→ **What you are asked to do**:
Make an exact copy of the lines, leaving the pictures out.

----- Data lines

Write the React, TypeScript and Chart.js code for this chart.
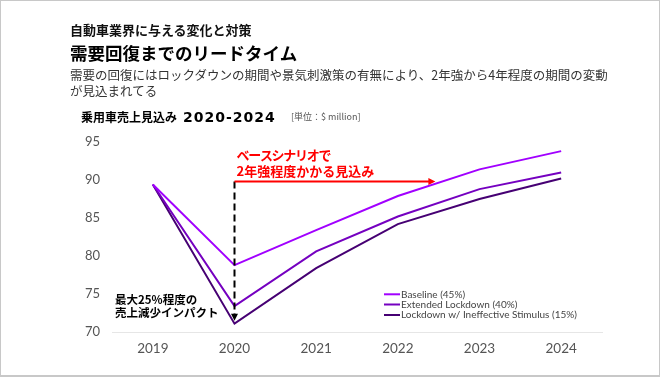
import React, { useEffect, useRef } from "react";
import { Chart, registerables } from "chart.js";

Chart.register(...registerables);

const years = ["2019", "2020", "2021", "2022", "2023", "2024"];
const baseline = [89.4, 78.8, 83.4, 87.9, 91.4, 93.8];
const extended = [89.4, 73.4, 80.6, 85.2, 88.8, 91.0];
const lockdown = [89.4, 71.1, 78.4, 84.2, 87.5, 90.2];
const seriesLabels = [
  "Baseline (45%)",
  "Extended Lockdown (40%)",
  "Lockdown w/ Ineffective Stimulus (15%)",
];
const seriesColors = ["#a100ff", "#7500c0", "#460073"];
const yMin = 70;
const yMax = 95;
const yStep = 5;
const recoveryLevel = 89.8;
const redNote = ["ベースシナリオで", "2年強程度かかる見込み"];
const blackNote = ["最大25%程度の", "売上減少インパクト"];

const JP = "'Noto Sans CJK JP', 'Noto Sans', sans-serif";
const LAT = "Lato, 'Noto Sans', sans-serif";

const notesPlugin = {
  id: "notes",
  afterDatasetsDraw(chart: any) {
    const { ctx, scales, chartArea } = chart;
    const x = scales.x;
    const y = scales.y;
    const x2020 = x.getPixelForValue(1);
    const step = x.getPixelForValue(2) - x2020;
    const yTop = y.getPixelForValue(recoveryLevel);
    const tipY = y.getPixelForValue(lockdown[1]) - 3;
    ctx.save();
    // dashed vertical
    ctx.strokeStyle = "#000";
    ctx.lineWidth = 2;
    ctx.setLineDash([7, 4]);
    ctx.beginPath();
    ctx.moveTo(x2020, yTop);
    ctx.lineTo(x2020, tipY - 5);
    ctx.stroke();
    ctx.setLineDash([]);
    ctx.fillStyle = "#000";
    ctx.beginPath();
    ctx.moveTo(x2020 - 3.5, tipY - 7);
    ctx.lineTo(x2020 + 3.5, tipY - 7);
    ctx.lineTo(x2020, tipY);
    ctx.closePath();
    ctx.fill();
    // red horizontal arrow
    const tipX = x2020 + 2.46 * step;
    ctx.strokeStyle = "#ff0000";
    ctx.fillStyle = "#ff0000";
    ctx.lineWidth = 2;
    ctx.beginPath();
    ctx.moveTo(x2020, yTop);
    ctx.lineTo(tipX - 5, yTop);
    ctx.stroke();
    ctx.beginPath();
    ctx.moveTo(tipX - 7, yTop - 3.5);
    ctx.lineTo(tipX - 7, yTop + 3.5);
    ctx.lineTo(tipX, yTop);
    ctx.closePath();
    ctx.fill();
    // red text
    ctx.textAlign = "left";
    ctx.textBaseline = "middle";
    ctx.font = `bold 13px ${JP}`;
    (ctx as any).letterSpacing = "-1.3px";
    ctx.fillText(redNote[0], x2020 + 2, yTop - 26.5);
    (ctx as any).letterSpacing = "0px";
    ctx.fillText(redNote[1], x2020 + 2, yTop - 10);
    // black text
    ctx.fillStyle = "#000";
    ctx.font = `bold 11.5px ${JP}`;
    ctx.fillText(blackNote[0], chartArea.left + 3, chartArea.bottom - 32);
    ctx.fillText(blackNote[1], chartArea.left + 3, chartArea.bottom - 19);
    // legend
    ctx.font = `10px ${LAT}`;
    const lx = chartArea.left + 272;
    const rows = [chartArea.bottom - 37.7, chartArea.bottom - 27.5, chartArea.bottom - 17];
    seriesLabels.forEach((lab, i) => {
      ctx.strokeStyle = seriesColors[i];
      ctx.lineWidth = 2;
      ctx.beginPath();
      ctx.moveTo(lx, rows[i]);
      ctx.lineTo(lx + 16, rows[i]);
      ctx.stroke();
      ctx.fillStyle = "#444";
      ctx.fillText(lab, lx + 17, rows[i]);
    });
    ctx.restore();
  },
};

export default function App() {
  const ref = useRef<HTMLCanvasElement | null>(null);
  useEffect(() => {
    if (!ref.current) return;
    const series = [baseline, extended, lockdown];
    const chart = new Chart(ref.current, {
      type: "line",
      data: {
        labels: years,
        datasets: series.map((d, i) => ({
          label: seriesLabels[i],
          data: d,
          borderColor: seriesColors[i],
          backgroundColor: seriesColors[i],
          borderWidth: 2,
          pointRadius: 0,
          tension: 0,
          fill: false,
        })),
      },
      options: {
        responsive: false,
        maintainAspectRatio: false,
        animation: false,
        devicePixelRatio: 1,
        layout: { padding: { top: 142, right: 58, left: 0, bottom: 0 } },
        plugins: { legend: { display: false }, tooltip: { enabled: false } },
        scales: {
          x: {
            type: "category",
            offset: true,
            grid: { display: false, drawTicks: false },
            border: { display: true, color: "#e6e6e6", width: 1 },
            ticks: { color: "#555", font: { family: LAT, size: 13.5 }, padding: 9 },
            afterFit: (s: any) => {
              s.height = 45;
            },
          },
          y: {
            min: yMin,
            max: yMax,
            grid: { display: false, drawTicks: false },
            border: { display: false },
            ticks: {
              stepSize: yStep,
              color: "#555",
              font: { family: LAT, size: 13 },
              padding: 12,
            },
            afterFit: (s: any) => {
              s.width = 112;
            },
          },
        },
      },
      plugins: [notesPlugin],
    } as any);
    return () => chart.destroy();
  }, []);

  return (
    <div
      style={{
        position: "absolute",
        left: 0,
        top: 0,
        width: 660,
        height: 377,
        background: "#fff",
        overflow: "hidden",
      }}
    >
      <canvas ref={ref} width={660} height={377} style={{ position: "absolute", left: 0, top: 0, width: 660, height: 377 }} />
      <div style={{ position: "absolute", left: 70, top: 22, font: `bold 13px/16px ${JP}`, color: "#111", whiteSpace: "nowrap" }}>
        自動車業界に与える変化と対策
      </div>
      <div style={{ position: "absolute", left: 70, top: 42, font: `bold 17.5px/22px ${JP}`, color: "#000", whiteSpace: "nowrap" }}>
        需要回復までのリードタイム
      </div>
      <div style={{ position: "absolute", left: 70, top: 67, font: `12.5px/16px ${JP}`, color: "#333", whiteSpace: "nowrap" }}>
        需要の回復にはロックダウンの期間や景気刺激策の有無により、2年強から4年程度の期間の変動
        <br />
        が見込まれてる
      </div>
      <div style={{ position: "absolute", left: 81, top: 108, font: `bold 12px/18px ${JP}`, color: "#000", whiteSpace: "nowrap" }}>
        乗用車売上見込み
      </div>
      <div style={{ position: "absolute", left: 183, top: 108, font: `bold 14px/18px 'DejaVu Sans', sans-serif`, letterSpacing: "1px", color: "#000", whiteSpace: "nowrap" }}>
        2020-2024
      </div>
      <div style={{ position: "absolute", left: 291, top: 109, font: `9px/16px ${JP}`, color: "#555", whiteSpace: "nowrap" }}>
        [単位：$ million]
      </div>
      <div
        style={{
          position: "absolute",
          inset: 0,
          borderTop: "1px solid #c8c8c8",
          borderLeft: "1px solid #c8c8c8",
          borderRight: "1px solid #c8c8c8",
          borderBottom: "2px solid #c8c8c8",
          boxSizing: "border-box",
          pointerEvents: "none",
        }}
      />
    </div>
  );
}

----------

→ **Task response**:
Write the React, TypeScript and Chart.js code for this chart.
import React, { useEffect, useRef } from "react";
import { Chart, registerables } from "chart.js";

Chart.register(...registerables);

const years = ["2019", "2020", "2021", "2022", "2023", "2024"];
const baseline = [89.4, 78.8, 83.4, 87.9, 91.4, 93.8];
const extended = [89.4, 73.4, 80.6, 85.2, 88.8, 91.0];
const lockdown = [89.4, 71.1, 78.4, 84.2, 87.5, 90.2];
const seriesLabels = [
  "Baseline (45%)",
  "Extended Lockdown (40%)",
  "Lockdown w/ Ineffective Stimulus (15%)",
];
const seriesColors = ["#a100ff", "#7500c0", "#460073"];
const yMin = 70;
const yMax = 95;
const yStep = 5;
const recoveryLevel = 89.8;
const redNote = ["ベースシナリオで", "2年強程度かかる見込み"];
const blackNote = ["最大25%程度の", "売上減少インパクト"];

const JP = "'Noto Sans CJK JP', 'Noto Sans', sans-serif";
const LAT = "Lato, 'Noto Sans', sans-serif";

const notesPlugin = {
  id: "notes",
  afterDatasetsDraw(chart: any) {
    const { ctx, scales, chartArea } = chart;
    const x = scales.x;
    const y = scales.y;
    const x2020 = x.getPixelForValue(1);
    const step = x.getPixelForValue(2) - x2020;
    const yTop = y.getPixelForValue(recoveryLevel);
    const tipY = y.getPixelForValue(lockdown[1]) - 3;
    ctx.save();
    // dashed vertical
    ctx.strokeStyle = "#000";
    ctx.lineWidth = 2;
    ctx.setLineDash([7, 4]);
    ctx.beginPath();
    ctx.moveTo(x2020, yTop);
    ctx.lineTo(x2020, tipY - 5);
    ctx.stroke();
    ctx.setLineDash([]);
    ctx.fillStyle = "#000";
    ctx.beginPath();
    ctx.moveTo(x2020 - 3.5, tipY - 7);
    ctx.lineTo(x2020 + 3.5, tipY - 7);
    ctx.lineTo(x2020, tipY);
    ctx.closePath();
    ctx.fill();
    // red horizontal arrow
    const tipX = x2020 + 2.46 * step;
    ctx.strokeStyle = "#ff0000";
    ctx.fillStyle = "#ff0000";
    ctx.lineWidth = 2;
    ctx.beginPath();
    ctx.moveTo(x2020, yTop);
    ctx.lineTo(tipX - 5, yTop);
    ctx.stroke();
    ctx.beginPath();
    ctx.moveTo(tipX - 7, yTop - 3.5);
    ctx.lineTo(tipX - 7, yTop + 3.5);
    ctx.lineTo(tipX, yTop);
    ctx.closePath();
    ctx.fill();
    // red text
    ctx.textAlign = "left";
    ctx.textBaseline = "middle";
    ctx.font = `bold 13px ${JP}`;
    (ctx as any).letterSpacing = "-1.3px";
    ctx.fillText(redNote[0], x2020 + 2, yTop - 26.5);
    (ctx as any).letterSpacing = "0px";
    ctx.fillText(redNote[1], x2020 + 2, yTop - 10);
    // black text
    ctx.fillStyle = "#000";
    ctx.font = `bold 11.5px ${JP}`;
    ctx.fillText(blackNote[0], chartArea.left + 3, chartArea.bottom - 32);
    ctx.fillText(blackNote[1], chartArea.left + 3, chartArea.bottom - 19);
    // legend
    ctx.font = `10px ${LAT}`;
    const lx = chartArea.left + 272;
    const rows = [chartArea.bottom - 37.7, chartArea.bottom - 27.5, chartArea.bottom - 17];
    seriesLabels.forEach((lab, i) => {
      ctx.strokeStyle = seriesColors[i];
      ctx.lineWidth = 2;
      ctx.beginPath();
      ctx.moveTo(lx, rows[i]);
      ctx.lineTo(lx + 16, rows[i]);
      ctx.stroke();
      ctx.fillStyle = "#444";
      ctx.fillText(lab, lx + 17, rows[i]);
    });
    ctx.restore();
  },
};

export default function App() {
  const ref = useRef<HTMLCanvasElement | null>(null);
  useEffect(() => {
    if (!ref.current) return;
    const series = [baseline, extended, lockdown];
    const chart = new Chart(ref.current, {
      type: "line",
      data: {
        labels: years,
        datasets: series.map((d, i) => ({
          label: seriesLabels[i],
          data: d,
          borderColor: seriesColors[i],
          backgroundColor: seriesColors[i],
          borderWidth: 2,
          pointRadius: 0,
          tension: 0,
          fill: false,
        })),
      },
      options: {
        responsive: false,
        maintainAspectRatio: false,
        animation: false,
        devicePixelRatio: 1,
        layout: { padding: { top: 142, right: 58, left: 0, bottom: 0 } },
        plugins: { legend: { display: false }, tooltip: { enabled: false } },
        scales: {
          x: {
            type: "category",
            offset: true,
            grid: { display: false, drawTicks: false },
            border: { display: true, color: "#e6e6e6", width: 1 },
            ticks: { color: "#555", font: { family: LAT, size: 13.5 }, padding: 9 },
            afterFit: (s: any) => {
              s.height = 45;
            },
          },
          y: {
            min: yMin,
            max: yMax,
            grid: { display: false, drawTicks: false },
            border: { display: false },
            ticks: {
              stepSize: yStep,
              color: "#555",
              font: { family: LAT, size: 13 },
              padding: 12,
            },
            afterFit: (s: any) => {
              s.width = 112;
            },
          },
        },
      },
      plugins: [notesPlugin],
    } as any);
    return () => chart.destroy();
  }, []);

  return (
    <div
      style={{
        position: "absolute",
        left: 0,
        top: 0,
        width: 660,
        height: 377,
        background: "#fff",
        overflow: "hidden",
      }}
    >
      <canvas ref={ref} width={660} height={377} style={{ position: "absolute", left: 0, top: 0, width: 660, height: 377 }} />
      <div style={{ position: "absolute", left: 70, top: 22, font: `bold 13px/16px ${JP}`, color: "#111", whiteSpace: "nowrap" }}>
        自動車業界に与える変化と対策
      </div>
      <div style={{ position: "absolute", left: 70, top: 42, font: `bold 17.5px/22px ${JP}`, color: "#000", whiteSpace: "nowrap" }}>
        需要回復までのリードタイム
      </div>
      <div style={{ position: "absolute", left: 70, top: 67, font: `12.5px/16px ${JP}`, color: "#333", whiteSpace: "nowrap" }}>
        需要の回復にはロックダウンの期間や景気刺激策の有無により、2年強から4年程度の期間の変動
        <br />
        が見込まれてる
      </div>
      <div style={{ position: "absolute", left: 81, top: 108, font: `bold 12px/18px ${JP}`, color: "#000", whiteSpace: "nowrap" }}>
        乗用車売上見込み
      </div>
      <div style={{ position: "absolute", left: 183, top: 108, font: `bold 14px/18px 'DejaVu Sans', sans-serif`, letterSpacing: "1px", color: "#000", whiteSpace: "nowrap" }}>
        2020-2024
      </div>
      <div style={{ position: "absolute", left: 291, top: 109, font: `9px/16px ${JP}`, color: "#555", whiteSpace: "nowrap" }}>
        [単位：$ million]
      </div>
      <div
        style={{
          position: "absolute",
          inset: 0,
          borderTop: "1px solid #c8c8c8",
          borderLeft: "1px solid #c8c8c8",
          borderRight: "1px solid #c8c8c8",
          borderBottom: "2px solid #c8c8c8",
          boxSizing: "border-box",
          pointerEvents: "none",
        }}
      />
    </div>
  );
}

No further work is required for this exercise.